== Set task ==
Output the first line of the listing and each line after it, up to and including the line that contains "[txt] (beurteilung) at", exactly as written, minus the pictures.

........

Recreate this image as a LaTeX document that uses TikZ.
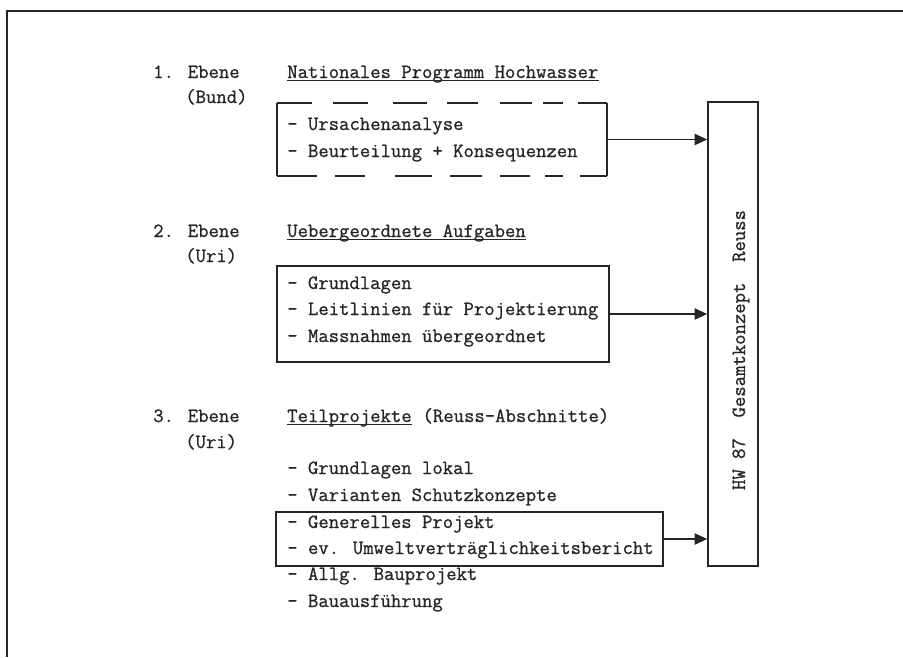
\documentclass[tikz,border=0pt]{standalone}
\usepackage{fontspec}
\usepackage{tikz}
\usetikzlibrary{arrows.meta}
\usetikzlibrary{fit}

\newfontfamily\schreib{Latin Modern Mono}[FakeBold=0.9]
\definecolor{ink}{HTML}{262626}
\tikzset{
  txt/.style={inner sep=0pt, anchor=base west, text=ink, font=\fontsize{15.1}{18}\selectfont\schreib},
  rahmen/.style={draw=ink, line width=1.2pt, inner sep=0pt},
  linie/.style={draw=ink, line width=1.2pt},
  unterstrich/.style={draw=ink, line width=0.8pt},
  pfeil/.style={draw=ink, line width=1.2pt, -{Triangle[length=9.5pt,width=8.5pt]}},
}

\begin{document}
\begin{tikzpicture}[x=0.75pt,y=0.75pt,yscale=-1,xscale=1]
\useasboundingbox (0,0) rectangle (903,657);

%Shape: outer frame (open to the right and bottom)
\draw [ink, line width=1.5pt] (7,657) -- (7,11) -- (903,11) ;

%Shape: Rectangle, overall concept
\node [rahmen, fit={(708,102) (758,566)}] (gesamt) {};
% Text Node
\node [txt, anchor=base, rotate=90] (gesamttext) at (745,350) {HW~87~~Gesamtkonzept~~Reuss};

%%% 1. Ebene
% Text Node
\node [txt] (ebene1) at (153,78) {1. Ebene};
% Text Node
\node [txt] (bund) at (185,103) {(Bund)};
% Text Node
\node [txt] (titel1) at (287,78) {Nationales Programm Hochwasser};
\path (titel1.base west) ++(0,2.5) coordinate (u1a) (titel1.base east) ++(0,2.5) coordinate (u1b) ;
\draw [unterstrich] (u1a) -- (u1b) ;

%Shape: dashed box
\node [inner sep=0pt, fit={(277,103) (607,176)}] (box1) {};
\draw [linie] (box1.north west) -- (box1.south west) ;
\draw [linie] (box1.north east) -- (box1.south east) ;
\foreach \a/\b in {277/312, 333/368, 393/427, 447/478, 500/532, 543/563, 578/607}
  \draw [linie] (\a,103) -- (\b,103) ;
\foreach \a/\b in {277/317, 335/365, 395/432, 450/482, 500/530, 545/563, 580/607}
  \draw [linie] (\a,176) -- (\b,176) ;
% Text Node
\node [txt] (ursachen) at (287,130) {- Ursachenanalyse};
% Text Node
\node [txt] (beurteilung) at (287,157) {- Beurteilung + Konsequenzen};

%%% 2. Ebene
% Text Node
\node [txt] (ebene2) at (153,237) {2. Ebene};
% Text Node
\node [txt] (uri2) at (185,262) {(Uri)};
% Text Node
\node [txt] (titel2) at (287,237) {Uebergeordnete Aufgaben};
\path (titel2.base west) ++(0,2.5) coordinate (u2a) (titel2.base east) ++(0,2.5) coordinate (u2b) ;
\draw [unterstrich] (u2a) -- (u2b) ;

%Shape: Rectangle
\node [rahmen, fit={(277,266) (609,362)}] (box2) {};
% Text Node
\node [txt] (grundlagen) at (287,289) {- Grundlagen};
% Text Node
\node [txt] (leitlinien) at (287,315) {- Leitlinien für Projektierung};
% Text Node
\node [txt] (massnahmen) at (287,342) {- Massnahmen übergeordnet};

%%% 3. Ebene
% Text Node
\node [txt] (ebene3) at (153,422) {3. Ebene};
% Text Node
\node [txt] (uri3) at (185,448) {(Uri)};
% Text Node
\node [txt] (titel3) at (287,422) {Teilprojekte};
\path (titel3.base west) ++(0,2.5) coordinate (u3a) (titel3.base east) ++(0,2.5) coordinate (u3b) ;
\draw [unterstrich] (u3a) -- (u3b) ;
% Text Node
\node [txt] (abschnitte) at (titel3.base east) {\ (Reuss-Abschnitte)};

%Shape: Rectangle
\node [rahmen, fit={(276,512) (663,566)}] (box3) {};
% Text Node
\node [txt] (lokal) at (287,474) {- Grundlagen lokal};
% Text Node
\node [txt] (varianten) at (287,501) {- Varianten Schutzkonzepte};
% Text Node
\node [txt] (generell) at (287,528) {- Generelles Projekt};
% Text Node
\node [txt] (uvb) at (287,554) {- ev. Umweltverträglichkeitsbericht};
% Text Node
\node [txt] (bauprojekt) at (287,580) {- Allg. Bauprojekt};
% Text Node
\node [txt] (ausfuehrung) at (287,607) {- Bauausführung};

%Straight Lines [arrows]
\draw [pfeil] (box1.east) -- (box1.east -| gesamt.west) ;
\draw [pfeil] (box2.east) -- (box2.east -| gesamt.west) ;
\draw [pfeil] (box3.east) -- (box3.east -| gesamt.west) ;

\end{tikzpicture}
\end{document}
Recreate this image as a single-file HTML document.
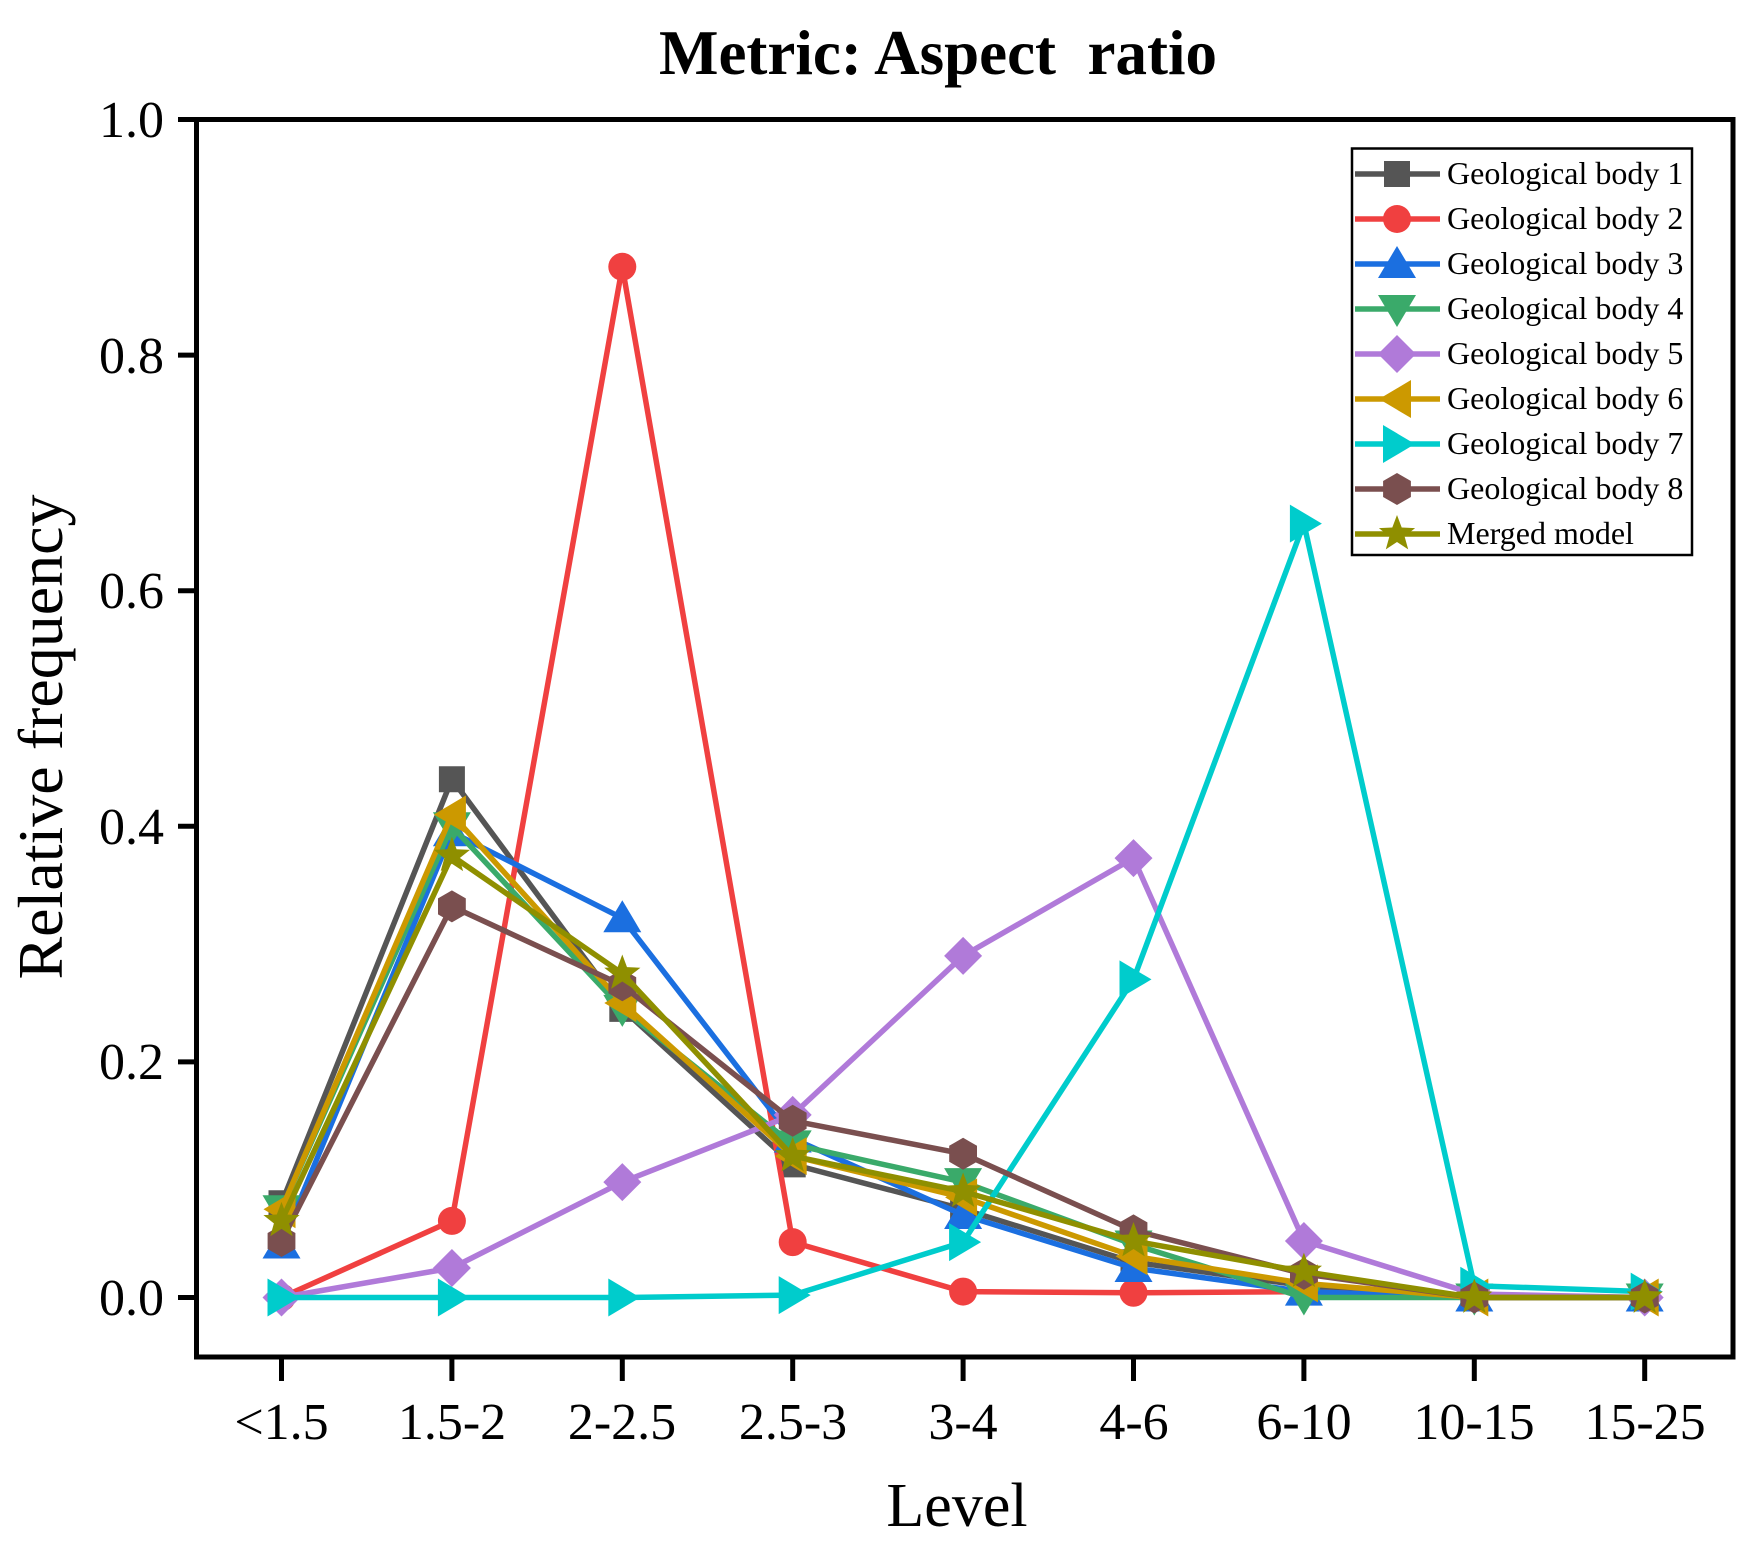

........

== Solution for this task ==
Recreate this image as a LaTeX document that uses TikZ.
\documentclass[tikz,border=0pt]{standalone}
\usepackage{fontspec}
\usepackage{tikz}
\usetikzlibrary{arrows.meta}
\usetikzlibrary{fit}

\newfontfamily\schreib{Latin Modern Mono}[FakeBold=0.9]
\definecolor{ink}{HTML}{262626}
\tikzset{
  txt/.style={inner sep=0pt, anchor=base west, text=ink, font=\fontsize{15.1}{18}\selectfont\schreib},
  rahmen/.style={draw=ink, line width=1.2pt, inner sep=0pt},
  linie/.style={draw=ink, line width=1.2pt},
  unterstrich/.style={draw=ink, line width=0.8pt},
  pfeil/.style={draw=ink, line width=1.2pt, -{Triangle[length=9.5pt,width=8.5pt]}},
}

\begin{document}
\begin{tikzpicture}[x=0.75pt,y=0.75pt,yscale=-1,xscale=1]
\useasboundingbox (0,0) rectangle (903,657);

%Shape: outer frame (open to the right and bottom)
\draw [ink, line width=1.5pt] (7,657) -- (7,11) -- (903,11) ;

%Shape: Rectangle, overall concept
\node [rahmen, fit={(708,102) (758,566)}] (gesamt) {};
% Text Node
\node [txt, anchor=base, rotate=90] (gesamttext) at (745,350) {HW~87~~Gesamtkonzept~~Reuss};

%%% 1. Ebene
% Text Node
\node [txt] (ebene1) at (153,78) {1. Ebene};
% Text Node
\node [txt] (bund) at (185,103) {(Bund)};
% Text Node
\node [txt] (titel1) at (287,78) {Nationales Programm Hochwasser};
\path (titel1.base west) ++(0,2.5) coordinate (u1a) (titel1.base east) ++(0,2.5) coordinate (u1b) ;
\draw [unterstrich] (u1a) -- (u1b) ;

%Shape: dashed box
\node [inner sep=0pt, fit={(277,103) (607,176)}] (box1) {};
\draw [linie] (box1.north west) -- (box1.south west) ;
\draw [linie] (box1.north east) -- (box1.south east) ;
\foreach \a/\b in {277/312, 333/368, 393/427, 447/478, 500/532, 543/563, 578/607}
  \draw [linie] (\a,103) -- (\b,103) ;
\foreach \a/\b in {277/317, 335/365, 395/432, 450/482, 500/530, 545/563, 580/607}
  \draw [linie] (\a,176) -- (\b,176) ;
% Text Node
\node [txt] (ursachen) at (287,130) {- Ursachenanalyse};
% Text Node
\node [txt] (beurteilung) at (287,157) {- Beurteilung + Konsequenzen};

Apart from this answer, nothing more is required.